#### Source code of charts

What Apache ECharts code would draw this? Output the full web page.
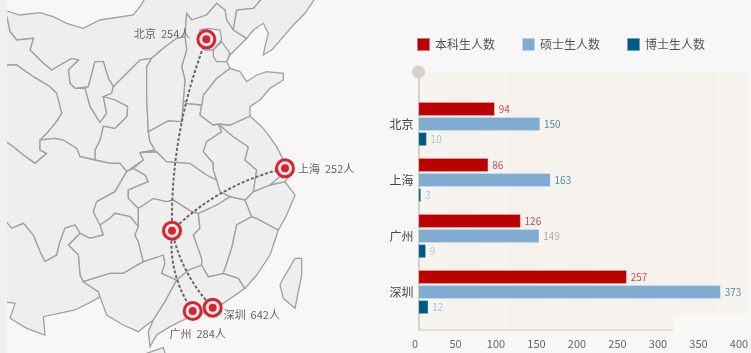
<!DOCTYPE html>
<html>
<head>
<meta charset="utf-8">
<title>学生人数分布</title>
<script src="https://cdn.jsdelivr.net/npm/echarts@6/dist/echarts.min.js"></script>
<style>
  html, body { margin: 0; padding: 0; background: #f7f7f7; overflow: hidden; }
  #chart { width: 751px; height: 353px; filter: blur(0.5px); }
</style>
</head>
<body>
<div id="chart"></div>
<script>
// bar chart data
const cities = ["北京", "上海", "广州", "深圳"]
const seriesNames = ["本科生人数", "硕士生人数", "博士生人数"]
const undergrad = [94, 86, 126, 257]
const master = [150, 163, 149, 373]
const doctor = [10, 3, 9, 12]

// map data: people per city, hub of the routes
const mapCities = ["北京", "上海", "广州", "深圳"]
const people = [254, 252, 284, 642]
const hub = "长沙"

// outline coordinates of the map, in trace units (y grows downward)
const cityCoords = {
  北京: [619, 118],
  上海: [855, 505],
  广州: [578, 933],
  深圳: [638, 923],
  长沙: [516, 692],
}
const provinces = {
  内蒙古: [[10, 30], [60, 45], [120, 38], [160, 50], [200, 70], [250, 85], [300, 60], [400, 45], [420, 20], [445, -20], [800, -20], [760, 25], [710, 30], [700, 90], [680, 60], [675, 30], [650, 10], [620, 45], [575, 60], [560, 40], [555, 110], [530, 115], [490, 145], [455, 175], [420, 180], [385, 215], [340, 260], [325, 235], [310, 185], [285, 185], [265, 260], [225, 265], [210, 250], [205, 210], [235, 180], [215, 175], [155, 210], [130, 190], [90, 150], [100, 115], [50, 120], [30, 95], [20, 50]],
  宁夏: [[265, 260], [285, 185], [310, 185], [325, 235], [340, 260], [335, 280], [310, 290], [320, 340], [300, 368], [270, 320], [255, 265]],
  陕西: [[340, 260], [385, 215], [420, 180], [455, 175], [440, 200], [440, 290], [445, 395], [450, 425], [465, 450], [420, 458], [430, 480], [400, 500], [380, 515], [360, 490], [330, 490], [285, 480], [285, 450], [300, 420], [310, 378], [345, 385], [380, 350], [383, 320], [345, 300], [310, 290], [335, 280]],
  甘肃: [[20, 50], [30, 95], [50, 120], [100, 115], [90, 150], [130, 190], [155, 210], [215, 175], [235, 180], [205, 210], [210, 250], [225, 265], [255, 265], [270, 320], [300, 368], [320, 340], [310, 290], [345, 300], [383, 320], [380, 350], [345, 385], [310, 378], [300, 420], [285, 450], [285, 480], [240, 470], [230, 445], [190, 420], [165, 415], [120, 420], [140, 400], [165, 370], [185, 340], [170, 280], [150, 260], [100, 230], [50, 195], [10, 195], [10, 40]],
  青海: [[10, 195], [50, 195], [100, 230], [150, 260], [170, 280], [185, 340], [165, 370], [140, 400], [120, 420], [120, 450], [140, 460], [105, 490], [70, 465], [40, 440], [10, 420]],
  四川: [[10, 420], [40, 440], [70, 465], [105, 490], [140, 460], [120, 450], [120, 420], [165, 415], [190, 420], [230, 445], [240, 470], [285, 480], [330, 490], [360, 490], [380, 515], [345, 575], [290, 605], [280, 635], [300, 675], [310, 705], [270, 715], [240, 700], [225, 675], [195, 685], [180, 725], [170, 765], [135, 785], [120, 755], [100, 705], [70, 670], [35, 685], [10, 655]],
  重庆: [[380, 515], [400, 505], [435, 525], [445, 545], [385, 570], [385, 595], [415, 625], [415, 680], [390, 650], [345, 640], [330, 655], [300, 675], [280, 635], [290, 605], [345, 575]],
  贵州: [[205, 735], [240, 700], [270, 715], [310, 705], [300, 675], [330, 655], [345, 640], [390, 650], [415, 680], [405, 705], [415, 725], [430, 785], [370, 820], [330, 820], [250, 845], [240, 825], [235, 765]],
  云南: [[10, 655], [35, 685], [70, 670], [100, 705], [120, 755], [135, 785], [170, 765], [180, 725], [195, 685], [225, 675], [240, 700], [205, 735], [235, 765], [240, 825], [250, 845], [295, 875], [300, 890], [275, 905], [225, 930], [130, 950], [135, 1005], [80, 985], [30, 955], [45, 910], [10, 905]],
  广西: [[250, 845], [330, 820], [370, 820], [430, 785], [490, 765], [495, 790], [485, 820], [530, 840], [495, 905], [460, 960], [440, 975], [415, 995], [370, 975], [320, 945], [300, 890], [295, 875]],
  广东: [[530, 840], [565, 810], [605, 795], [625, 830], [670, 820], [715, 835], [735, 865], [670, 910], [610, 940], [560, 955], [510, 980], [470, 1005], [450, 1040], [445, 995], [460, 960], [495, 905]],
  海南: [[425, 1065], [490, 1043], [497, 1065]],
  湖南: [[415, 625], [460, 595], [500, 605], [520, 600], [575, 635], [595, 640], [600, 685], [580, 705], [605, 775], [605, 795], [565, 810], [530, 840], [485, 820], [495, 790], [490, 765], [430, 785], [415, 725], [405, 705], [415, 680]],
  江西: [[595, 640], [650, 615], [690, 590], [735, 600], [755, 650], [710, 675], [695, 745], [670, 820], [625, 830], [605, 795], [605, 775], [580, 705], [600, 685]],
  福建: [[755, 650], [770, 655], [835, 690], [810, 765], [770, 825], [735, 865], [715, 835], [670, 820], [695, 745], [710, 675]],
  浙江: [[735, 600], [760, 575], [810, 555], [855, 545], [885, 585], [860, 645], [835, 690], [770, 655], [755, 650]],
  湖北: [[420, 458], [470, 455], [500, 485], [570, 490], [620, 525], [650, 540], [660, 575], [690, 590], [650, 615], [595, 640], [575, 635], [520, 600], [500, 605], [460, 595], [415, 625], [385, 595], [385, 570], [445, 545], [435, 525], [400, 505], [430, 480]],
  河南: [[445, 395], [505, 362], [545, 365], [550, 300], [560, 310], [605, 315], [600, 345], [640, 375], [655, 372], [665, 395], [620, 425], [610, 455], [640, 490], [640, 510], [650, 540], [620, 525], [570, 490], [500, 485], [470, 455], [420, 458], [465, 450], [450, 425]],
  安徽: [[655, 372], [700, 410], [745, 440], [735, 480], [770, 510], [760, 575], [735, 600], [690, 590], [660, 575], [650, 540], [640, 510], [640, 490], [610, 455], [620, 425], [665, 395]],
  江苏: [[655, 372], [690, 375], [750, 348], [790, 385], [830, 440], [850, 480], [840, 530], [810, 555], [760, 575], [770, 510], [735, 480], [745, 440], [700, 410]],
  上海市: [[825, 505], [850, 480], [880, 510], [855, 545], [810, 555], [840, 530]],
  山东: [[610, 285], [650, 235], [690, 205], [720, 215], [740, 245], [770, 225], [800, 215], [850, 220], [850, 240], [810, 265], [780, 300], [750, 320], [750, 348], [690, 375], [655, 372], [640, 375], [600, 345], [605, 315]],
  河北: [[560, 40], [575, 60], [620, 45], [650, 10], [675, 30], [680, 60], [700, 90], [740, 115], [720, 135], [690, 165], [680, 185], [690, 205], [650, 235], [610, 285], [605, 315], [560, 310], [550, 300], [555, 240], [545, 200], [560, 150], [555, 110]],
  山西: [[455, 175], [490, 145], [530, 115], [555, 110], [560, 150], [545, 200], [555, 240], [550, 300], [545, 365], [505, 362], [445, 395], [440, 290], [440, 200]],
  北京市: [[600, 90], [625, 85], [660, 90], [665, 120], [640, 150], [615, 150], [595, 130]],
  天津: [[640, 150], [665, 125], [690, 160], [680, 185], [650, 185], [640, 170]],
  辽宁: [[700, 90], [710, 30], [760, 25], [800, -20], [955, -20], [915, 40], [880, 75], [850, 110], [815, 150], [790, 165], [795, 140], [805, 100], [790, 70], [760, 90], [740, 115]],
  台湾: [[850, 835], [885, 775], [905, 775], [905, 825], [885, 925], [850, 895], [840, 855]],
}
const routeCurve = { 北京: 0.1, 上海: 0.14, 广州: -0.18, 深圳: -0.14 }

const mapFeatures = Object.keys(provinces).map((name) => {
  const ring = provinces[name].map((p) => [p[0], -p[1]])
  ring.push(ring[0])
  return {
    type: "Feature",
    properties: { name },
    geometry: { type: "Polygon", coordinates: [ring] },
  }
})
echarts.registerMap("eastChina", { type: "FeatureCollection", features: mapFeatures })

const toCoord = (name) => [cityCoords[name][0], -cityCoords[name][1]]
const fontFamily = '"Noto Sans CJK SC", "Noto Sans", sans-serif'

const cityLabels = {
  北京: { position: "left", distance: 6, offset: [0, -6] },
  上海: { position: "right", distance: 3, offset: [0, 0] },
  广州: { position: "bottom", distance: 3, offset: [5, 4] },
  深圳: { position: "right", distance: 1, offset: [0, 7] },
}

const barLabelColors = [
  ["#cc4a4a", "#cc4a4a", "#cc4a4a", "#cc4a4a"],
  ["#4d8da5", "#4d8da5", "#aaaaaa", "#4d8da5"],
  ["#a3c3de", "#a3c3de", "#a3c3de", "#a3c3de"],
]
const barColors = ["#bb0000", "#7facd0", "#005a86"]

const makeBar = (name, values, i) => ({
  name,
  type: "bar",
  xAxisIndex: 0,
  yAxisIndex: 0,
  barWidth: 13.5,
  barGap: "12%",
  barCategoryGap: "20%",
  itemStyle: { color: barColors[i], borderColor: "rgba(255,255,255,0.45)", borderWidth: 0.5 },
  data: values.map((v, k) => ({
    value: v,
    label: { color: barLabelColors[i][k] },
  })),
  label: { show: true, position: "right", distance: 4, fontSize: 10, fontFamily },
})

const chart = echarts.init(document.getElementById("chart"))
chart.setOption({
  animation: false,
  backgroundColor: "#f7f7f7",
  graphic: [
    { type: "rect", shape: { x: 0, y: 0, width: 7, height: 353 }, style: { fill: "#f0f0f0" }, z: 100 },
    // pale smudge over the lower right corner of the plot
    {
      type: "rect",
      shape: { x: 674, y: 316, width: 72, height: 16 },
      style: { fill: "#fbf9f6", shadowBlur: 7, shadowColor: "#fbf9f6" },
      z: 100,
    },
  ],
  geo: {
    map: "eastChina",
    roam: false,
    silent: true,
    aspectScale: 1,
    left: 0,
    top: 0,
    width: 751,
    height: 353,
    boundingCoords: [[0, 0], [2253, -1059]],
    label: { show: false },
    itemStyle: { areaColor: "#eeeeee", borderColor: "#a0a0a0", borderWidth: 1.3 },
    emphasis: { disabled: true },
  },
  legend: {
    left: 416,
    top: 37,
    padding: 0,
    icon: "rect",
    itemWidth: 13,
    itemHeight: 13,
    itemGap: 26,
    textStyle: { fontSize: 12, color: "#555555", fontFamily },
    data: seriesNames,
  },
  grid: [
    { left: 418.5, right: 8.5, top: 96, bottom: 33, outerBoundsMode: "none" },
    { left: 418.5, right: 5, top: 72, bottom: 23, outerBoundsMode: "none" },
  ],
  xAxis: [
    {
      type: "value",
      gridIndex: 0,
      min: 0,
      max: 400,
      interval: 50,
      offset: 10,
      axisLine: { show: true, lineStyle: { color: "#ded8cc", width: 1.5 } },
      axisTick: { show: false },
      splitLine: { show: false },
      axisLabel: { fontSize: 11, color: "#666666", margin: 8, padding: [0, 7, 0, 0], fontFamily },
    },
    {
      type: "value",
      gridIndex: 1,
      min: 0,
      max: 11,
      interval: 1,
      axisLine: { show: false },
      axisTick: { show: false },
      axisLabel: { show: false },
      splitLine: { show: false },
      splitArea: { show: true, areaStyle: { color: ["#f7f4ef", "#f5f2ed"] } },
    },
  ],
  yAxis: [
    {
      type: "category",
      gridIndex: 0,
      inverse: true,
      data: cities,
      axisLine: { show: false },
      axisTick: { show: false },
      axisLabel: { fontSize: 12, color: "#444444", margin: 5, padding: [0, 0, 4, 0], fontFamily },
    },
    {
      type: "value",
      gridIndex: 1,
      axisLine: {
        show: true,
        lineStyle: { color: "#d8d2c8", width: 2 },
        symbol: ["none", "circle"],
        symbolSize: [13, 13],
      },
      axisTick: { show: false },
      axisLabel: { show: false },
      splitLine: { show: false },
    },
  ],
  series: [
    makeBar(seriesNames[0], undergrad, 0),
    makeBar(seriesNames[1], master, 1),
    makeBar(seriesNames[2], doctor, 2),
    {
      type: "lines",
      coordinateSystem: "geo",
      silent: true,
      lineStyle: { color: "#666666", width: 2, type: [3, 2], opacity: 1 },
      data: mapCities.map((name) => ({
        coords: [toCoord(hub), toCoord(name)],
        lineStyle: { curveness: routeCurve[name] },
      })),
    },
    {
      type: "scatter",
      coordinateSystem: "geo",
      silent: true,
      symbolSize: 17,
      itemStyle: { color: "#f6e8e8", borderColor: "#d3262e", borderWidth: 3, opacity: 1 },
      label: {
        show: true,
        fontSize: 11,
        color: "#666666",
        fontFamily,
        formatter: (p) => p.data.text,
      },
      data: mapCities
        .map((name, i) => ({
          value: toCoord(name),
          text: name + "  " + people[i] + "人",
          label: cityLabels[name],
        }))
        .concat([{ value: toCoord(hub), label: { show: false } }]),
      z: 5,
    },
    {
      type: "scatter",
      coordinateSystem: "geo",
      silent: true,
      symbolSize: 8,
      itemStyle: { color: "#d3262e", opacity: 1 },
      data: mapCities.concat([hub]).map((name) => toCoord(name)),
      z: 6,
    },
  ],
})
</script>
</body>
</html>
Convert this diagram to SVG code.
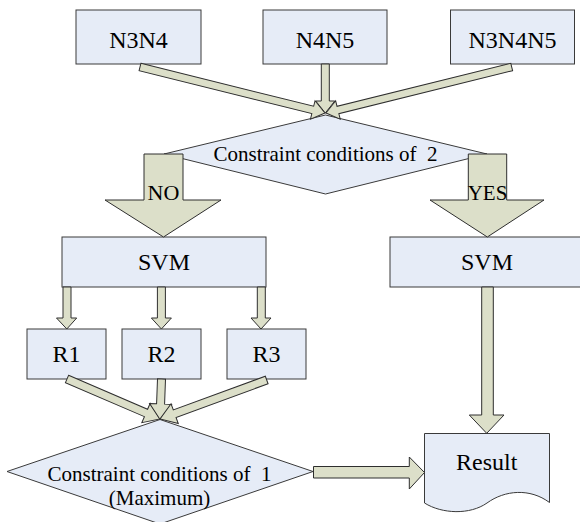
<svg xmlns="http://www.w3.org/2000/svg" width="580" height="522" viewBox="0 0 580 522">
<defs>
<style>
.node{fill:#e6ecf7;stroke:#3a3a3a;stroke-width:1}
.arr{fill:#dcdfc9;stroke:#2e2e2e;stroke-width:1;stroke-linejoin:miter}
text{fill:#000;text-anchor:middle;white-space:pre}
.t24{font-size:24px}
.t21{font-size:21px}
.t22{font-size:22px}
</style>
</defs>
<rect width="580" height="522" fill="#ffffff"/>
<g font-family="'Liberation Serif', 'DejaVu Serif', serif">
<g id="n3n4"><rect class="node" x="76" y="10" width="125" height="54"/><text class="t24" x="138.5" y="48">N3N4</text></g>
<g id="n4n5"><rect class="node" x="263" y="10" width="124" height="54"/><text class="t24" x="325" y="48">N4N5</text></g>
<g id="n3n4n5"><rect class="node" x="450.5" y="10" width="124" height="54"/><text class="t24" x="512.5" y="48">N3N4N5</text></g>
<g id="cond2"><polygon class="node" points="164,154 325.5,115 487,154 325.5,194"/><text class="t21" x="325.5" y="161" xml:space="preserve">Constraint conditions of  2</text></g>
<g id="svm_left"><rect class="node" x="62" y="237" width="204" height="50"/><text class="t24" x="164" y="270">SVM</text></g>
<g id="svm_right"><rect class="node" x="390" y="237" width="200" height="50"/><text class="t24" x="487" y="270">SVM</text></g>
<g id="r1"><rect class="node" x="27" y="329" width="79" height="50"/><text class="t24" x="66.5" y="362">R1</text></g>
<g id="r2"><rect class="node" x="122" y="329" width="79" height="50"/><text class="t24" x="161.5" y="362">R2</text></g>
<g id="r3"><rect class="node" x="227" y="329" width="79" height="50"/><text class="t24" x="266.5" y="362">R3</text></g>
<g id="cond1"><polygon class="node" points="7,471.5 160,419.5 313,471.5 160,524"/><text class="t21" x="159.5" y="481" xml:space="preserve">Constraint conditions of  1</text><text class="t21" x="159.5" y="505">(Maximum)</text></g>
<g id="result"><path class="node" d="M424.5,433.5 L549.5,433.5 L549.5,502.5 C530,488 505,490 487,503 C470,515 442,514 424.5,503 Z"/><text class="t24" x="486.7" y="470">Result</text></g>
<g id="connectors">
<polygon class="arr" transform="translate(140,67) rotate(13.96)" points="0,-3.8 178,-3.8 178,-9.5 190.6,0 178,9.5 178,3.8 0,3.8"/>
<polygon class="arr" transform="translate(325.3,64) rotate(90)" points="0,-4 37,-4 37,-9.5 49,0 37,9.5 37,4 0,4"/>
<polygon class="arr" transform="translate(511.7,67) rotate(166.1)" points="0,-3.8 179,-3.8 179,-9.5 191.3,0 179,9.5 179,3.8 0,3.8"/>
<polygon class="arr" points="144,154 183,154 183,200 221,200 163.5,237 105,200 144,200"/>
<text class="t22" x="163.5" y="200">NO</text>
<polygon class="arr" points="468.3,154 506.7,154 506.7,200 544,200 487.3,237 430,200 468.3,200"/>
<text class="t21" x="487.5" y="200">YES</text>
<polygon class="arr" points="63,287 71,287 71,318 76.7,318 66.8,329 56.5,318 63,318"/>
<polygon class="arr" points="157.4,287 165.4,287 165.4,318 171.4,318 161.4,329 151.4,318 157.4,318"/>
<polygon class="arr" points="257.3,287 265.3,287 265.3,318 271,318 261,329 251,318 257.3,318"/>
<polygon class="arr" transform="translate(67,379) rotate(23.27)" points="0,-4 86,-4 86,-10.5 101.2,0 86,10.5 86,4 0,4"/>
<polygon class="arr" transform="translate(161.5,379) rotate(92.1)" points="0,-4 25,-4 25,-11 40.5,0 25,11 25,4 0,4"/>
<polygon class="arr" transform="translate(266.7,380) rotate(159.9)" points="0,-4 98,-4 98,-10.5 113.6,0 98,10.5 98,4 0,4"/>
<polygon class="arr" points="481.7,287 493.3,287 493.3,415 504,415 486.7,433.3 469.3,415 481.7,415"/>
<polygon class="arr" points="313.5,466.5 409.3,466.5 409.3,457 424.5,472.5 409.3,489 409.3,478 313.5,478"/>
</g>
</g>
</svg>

#### Your task
Starting at the top of the listing above, please restate word for word each line up to and including the one that holds "const doctor = [10, 3, 9, 12]", omitting every image.

#### Task solution
What Apache ECharts code would draw this? Output the full web page.
<!DOCTYPE html>
<html>
<head>
<meta charset="utf-8">
<title>学生人数分布</title>
<script src="https://cdn.jsdelivr.net/npm/echarts@6/dist/echarts.min.js"></script>
<style>
  html, body { margin: 0; padding: 0; background: #f7f7f7; overflow: hidden; }
  #chart { width: 751px; height: 353px; filter: blur(0.5px); }
</style>
</head>
<body>
<div id="chart"></div>
<script>
// bar chart data
const cities = ["北京", "上海", "广州", "深圳"]
const seriesNames = ["本科生人数", "硕士生人数", "博士生人数"]
const undergrad = [94, 86, 126, 257]
const master = [150, 163, 149, 373]
const doctor = [10, 3, 9, 12]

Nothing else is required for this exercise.